If you really want to do something about gas prices, start a letter/email onslaught on all of the media outlets as they are the primary cause of most of this. We lost 10% of our refining capability in New Orleans, but that's not enough of a drop to cause widespread shortages and price spikes. What's driving that is speculation and panic buying, most of which results from unrealistic reporting of events.
For example, I was at a Sam's Club in Jacksonville yesterday, and there were long lines of cars at the pumps. There was also a WJXT news crew there video taping the lines and interviewing drivers. What wasn't shown was the ten or so other gas stations withing viewing distance that had no lines, or the fact that the idiots at the Sam's Club were sitting idling in line for 15+ minutes to pay $2.72 a gallon for gas when gas was $2.75 across the street at Chevron where there was no line.
Now, turning on the news last night, I see WJXT's reporter talking about the "mad rush" to go out and get gas, and how lines are forming at stations, and there was the video from the Sam's Club, but no video of the empty gas stations nearby. People watching that story get the impression that there are long lines at stations, and shortages are imminent, so they run out and panic buy which causes the shortages and price spikes they were afraid of.
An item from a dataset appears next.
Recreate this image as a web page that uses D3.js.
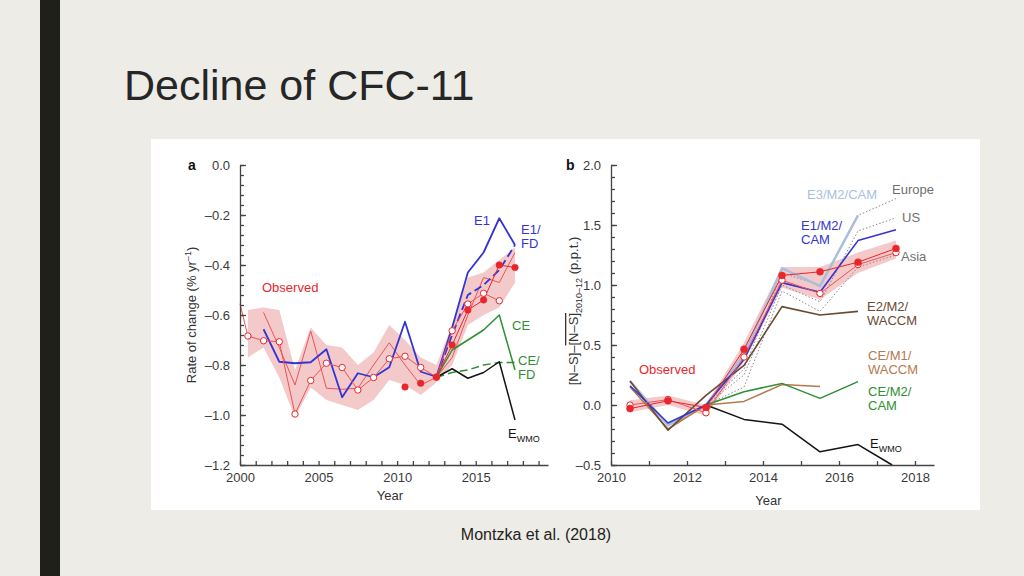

FNC did a story about a gas station in Alabama that ran out of gas, and showed long lines of people trying to get gas, but didn't bother to show all of the other stations within a few miles that did have gas. They also didn't mention the fact that spot shortages are occuring in Alabama and neighboring states because in most cases the trucks that supply these stations got damaged in the storm, which is a highly local problem that's being inferred by the media to be a potential national problem. Once again, we're not getting the whole story, and stupid people react for all the wrong reasons.
I've sent emails to CNN, FNC, NBC, CBS, and ABC asking for more honest reporting, and I wish everyone else would also.